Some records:

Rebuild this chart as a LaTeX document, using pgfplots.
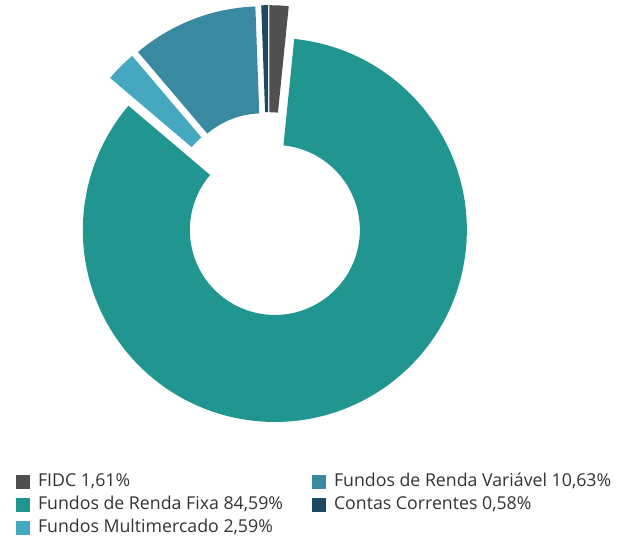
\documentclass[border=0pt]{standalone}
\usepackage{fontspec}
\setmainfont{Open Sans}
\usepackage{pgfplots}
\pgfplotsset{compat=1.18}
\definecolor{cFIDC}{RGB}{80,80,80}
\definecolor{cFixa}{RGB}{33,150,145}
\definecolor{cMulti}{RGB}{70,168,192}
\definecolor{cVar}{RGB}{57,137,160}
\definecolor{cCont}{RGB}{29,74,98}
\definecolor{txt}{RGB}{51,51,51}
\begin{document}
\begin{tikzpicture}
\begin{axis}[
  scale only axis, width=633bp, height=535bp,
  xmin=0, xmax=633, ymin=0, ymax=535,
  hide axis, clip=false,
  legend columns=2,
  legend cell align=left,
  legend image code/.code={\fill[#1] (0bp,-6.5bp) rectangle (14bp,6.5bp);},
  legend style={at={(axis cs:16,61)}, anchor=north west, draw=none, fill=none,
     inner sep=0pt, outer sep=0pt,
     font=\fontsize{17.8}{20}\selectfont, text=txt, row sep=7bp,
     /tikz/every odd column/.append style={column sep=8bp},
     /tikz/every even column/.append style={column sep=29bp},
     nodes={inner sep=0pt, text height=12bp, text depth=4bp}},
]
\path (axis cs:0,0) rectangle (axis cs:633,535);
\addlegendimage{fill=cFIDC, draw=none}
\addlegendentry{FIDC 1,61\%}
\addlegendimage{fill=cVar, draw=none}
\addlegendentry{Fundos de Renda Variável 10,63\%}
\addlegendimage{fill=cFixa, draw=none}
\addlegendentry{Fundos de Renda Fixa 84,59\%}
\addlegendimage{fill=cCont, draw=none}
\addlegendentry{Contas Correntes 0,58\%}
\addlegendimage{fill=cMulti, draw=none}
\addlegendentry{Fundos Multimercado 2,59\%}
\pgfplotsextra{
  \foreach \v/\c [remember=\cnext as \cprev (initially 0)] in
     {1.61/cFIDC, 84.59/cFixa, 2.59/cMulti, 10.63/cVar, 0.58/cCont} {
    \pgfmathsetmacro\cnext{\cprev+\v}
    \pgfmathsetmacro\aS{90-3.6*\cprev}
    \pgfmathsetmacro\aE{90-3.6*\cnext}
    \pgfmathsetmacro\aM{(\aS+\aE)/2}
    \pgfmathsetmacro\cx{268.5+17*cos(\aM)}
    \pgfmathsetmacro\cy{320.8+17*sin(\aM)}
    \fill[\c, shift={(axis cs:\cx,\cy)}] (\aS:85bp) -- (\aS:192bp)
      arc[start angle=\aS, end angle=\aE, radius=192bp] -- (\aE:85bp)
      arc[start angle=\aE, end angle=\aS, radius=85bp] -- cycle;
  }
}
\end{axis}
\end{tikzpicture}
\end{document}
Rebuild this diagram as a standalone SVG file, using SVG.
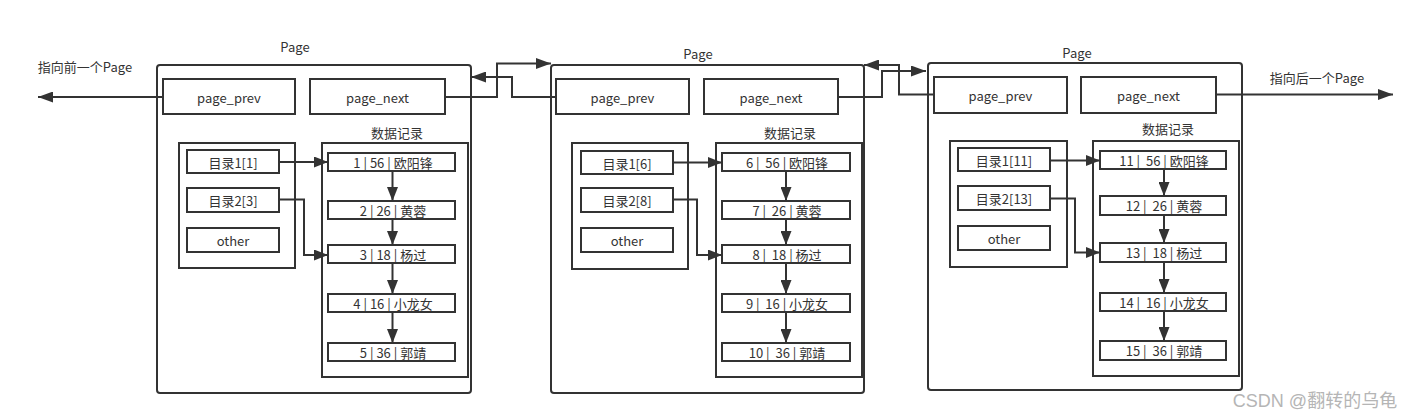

**Goal of the exercise**
Where a line above contains the word "using", copy that line.

**Reply**
Rebuild this chart as a LaTeX document, using pgfplots.
Rebuild this diagram as a standalone SVG file, using SVG.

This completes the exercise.